When to Row Looking for the best way to get your heart rate up, use most of your body’s muscles and improve posture? Add a rowing session in before your straight training or lifting. Rowing — a low-impact sport — is also a great cross-training activity, since it doesn’t put as much stress on your joints and can help strengthen certain areas.

“Since there is an order of physical operation — legs, body, arms; arms, body, legs — during the forward and backward part of every stroke, it is easy to identify limitations, as well,” Karwoski says. “Rowing for 20 to 30 minutes straight through is challenging, but there are many metrics to test your ability and progress. Even 10 minutes of rowing has so many benefits.”
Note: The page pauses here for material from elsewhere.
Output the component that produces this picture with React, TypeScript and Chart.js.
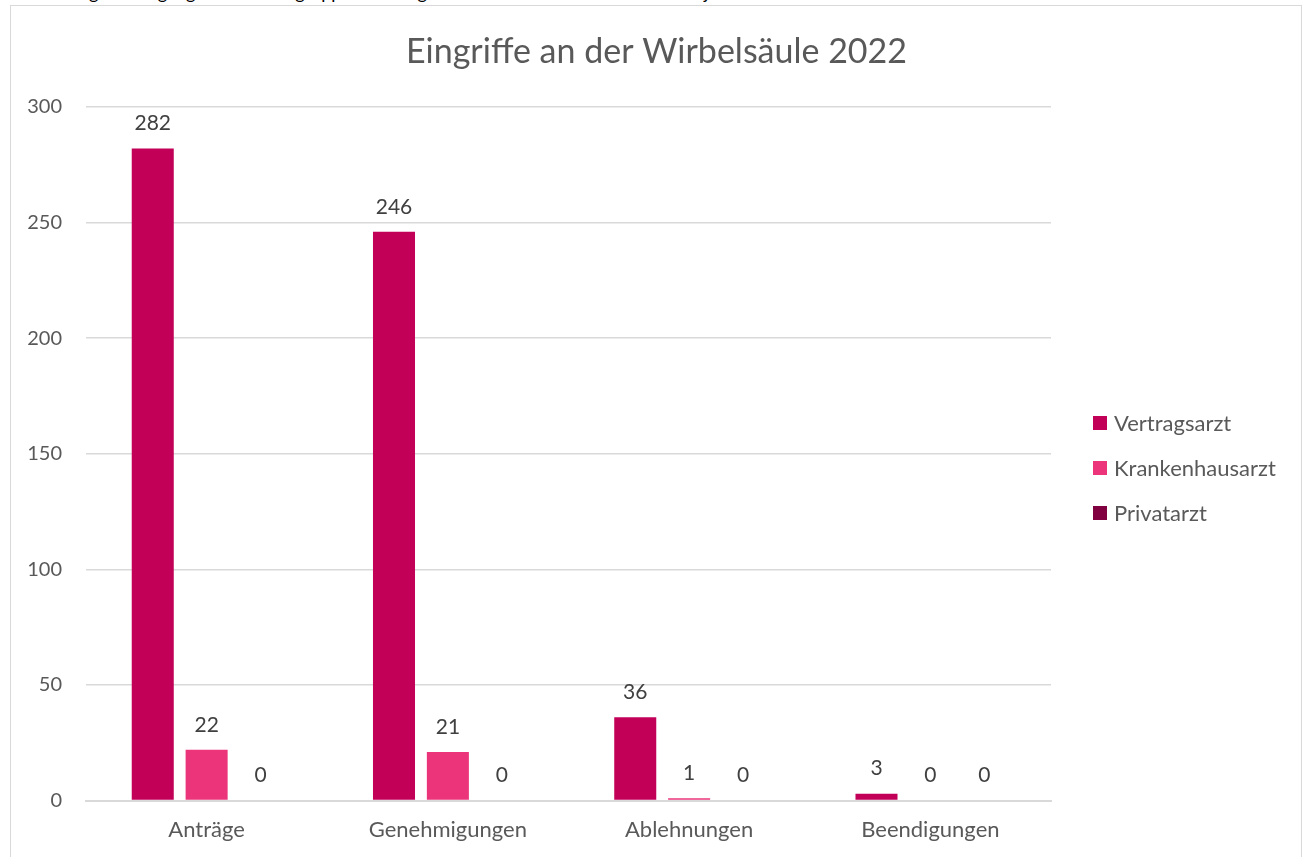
import React, { useEffect, useRef } from "react";
import { Chart, registerables } from "chart.js";

Chart.register(...registerables);

const categories = ["Anträge", "Genehmigungen", "Ablehnungen", "Beendigungen"];
const seriesNames = ["Vertragsarzt", "Krankenhausarzt", "Privatarzt"];
const vertragsarzt = [282, 246, 36, 3];
const krankenhausarzt = [22, 21, 1, 0];
const privatarzt = [0, 0, 0, 0];
const yTicks = [0, 50, 100, 150, 200, 250, 300];
const colors = ["#C20058", "#EB347A", "#800040"];
const titleText = "Eingriffe an der Wirbelsäule 2022";
const captionText =
  "Abbildung 12: Eingänge in den Arztgruppen für Eingriffe an der Wirbelsäule im Berichtsjahr 2022";

const FONT = "Lato, 'Open Sans', sans-serif";

const valueLabels = {
  id: "valueLabels",
  afterDatasetsDraw(chart: any) {
    const ctx = chart.ctx;
    ctx.save();
    ctx.font = `21px ${FONT}`;
    ctx.fillStyle = "#404040";
    ctx.textAlign = "center";
    ctx.textBaseline = "middle";
    chart.data.datasets.forEach((ds: any, i: number) => {
      const meta = chart.getDatasetMeta(i);
      meta.data.forEach((el: any, j: number) => {
        ctx.fillText(String(ds.data[j]), el.x, el.y - 25);
      });
    });
    ctx.restore();
  },
};

const customTitle = {
  id: "customTitle",
  afterDraw(chart: any) {
    const ctx = chart.ctx;
    ctx.save();
    ctx.font = `34px ${FONT}`;
    ctx.fillStyle = "#595959";
    ctx.textAlign = "center";
    ctx.textBaseline = "middle";
    ctx.fillText(titleText, chart.width / 2 + 1, 46);
    ctx.restore();
  },
};

const customLegend = {
  id: "customLegend",
  afterDraw(chart: any) {
    const ctx = chart.ctx;
    const area = chart.chartArea;
    const x0 = area.right + 42;
    const yc = area.top + 361;
    const gap = 45;
    ctx.save();
    ctx.font = `22px ${FONT}`;
    ctx.textBaseline = "middle";
    ctx.textAlign = "left";
    chart.data.datasets.forEach((ds: any, i: number) => {
      const y = yc + (i - 1) * gap;
      ctx.fillStyle = ds.backgroundColor;
      ctx.fillRect(x0, y - 7, 14, 14);
      ctx.fillStyle = "#595959";
      ctx.fillText(ds.label, x0 + 21, y + 1);
    });
    ctx.restore();
  },
};

export default function App() {
  const ref = useRef<HTMLCanvasElement | null>(null);
  useEffect(() => {
    if (!ref.current) return;
    const data = [vertragsarzt, krankenhausarzt, privatarzt];
    const chart = new Chart(ref.current, {
      type: "bar",
      data: {
        labels: categories,
        datasets: seriesNames.map((name, i) => ({
          label: name,
          data: data[i],
          backgroundColor: colors[i],
          borderWidth: 0,
          barPercentage: 0.78,
          categoryPercentage: 0.67,
        })),
      },
      options: {
        animation: false,
        responsive: false,
        devicePixelRatio: 1,
        layout: { padding: { left: 0, right: 249, bottom: 4, top: 101 } },
        plugins: {
          title: { display: false },
          legend: { display: false },
          tooltip: { enabled: false },
        },
        scales: {
          x: {
            grid: { display: false, drawTicks: false },
            border: { color: "#d9d9d9", width: 2 },
            ticks: {
              color: "#595959",
              font: { family: FONT, size: 22 },
              padding: 16,
            },
          },
          y: {
            min: 0,
            max: 300,
            afterBuildTicks: (axis: any) => {
              axis.ticks = yTicks.map((v) => ({ value: v }));
            },
            afterFit: (axis: any) => {
              axis.width = 75;
            },
            grid: { color: "#d9d9d9", lineWidth: 1.5, drawTicks: false },
            border: { display: false },
            ticks: {
              color: "#595959",
              font: { family: FONT, size: 20 },
              padding: 24,
            },
          },
        },
      },
      plugins: [valueLabels, customTitle, customLegend],
    });
    return () => chart.destroy();
  }, []);

  return (
    <div style={{ position: "fixed", left: 0, top: 0, width: 1304, height: 857, overflow: "hidden", background: "#fff" }}>
      <div
        style={{
          position: "absolute",
          left: 18,
          top: -18,
          fontFamily: FONT,
          fontSize: 18,
          lineHeight: "20px",
          color: "#000",
          whiteSpace: "nowrap",
        }}
      >
        {captionText}
      </div>
      <div
        style={{
          position: "absolute",
          left: 10,
          top: 5,
          width: 1292,
          height: 860,
          border: "1.5px solid #d9d9d9",
          background: "#fff",
          boxSizing: "border-box",
        }}
      >
        <canvas ref={ref} width={1289} height={857} style={{ display: "block" }} />
      </div>
    </div>
  );
}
Try This Workout One of Karwoski’s favorite indoor rower workouts is the 6x500 meters. “Since most rowing race distances are 2,000 meters, a lot of rowers train for a time trial of that distance,” he explains. “The theory is that rowing 500 meters with one-minute recovery six times through will give you an average split for what your 2,000-meter test would look like. Depending on your warm-up, it can take between 20 and 30 minutes and will leave you utterly and completely exhausted.”

  • 1,000-meter warm-up (five to eight minutes, easy rowing with 4 x 10 hard power-building strokes)
  • 6x500 meters max effort
  • one-minute recovery in between each 500 meters

Doing 4 x 10 hard power-building strokes means four sets of 10 strokes during which the goal is to get the split (per 500-meter number) as low/fast as possible and the stroke rate (how many strokes per minute) as high as possible from stroke one to stroke 10. In other words, take 10 powerful strokes to get the heart rate going during the warm-up, which simulates goal pace. (It’s equivalent to strides before a running race.) 

Do this workout two or three times in a three-week period (once every five days or so because of the intensity), and then try the 2,000-meter test with the average split as your goal.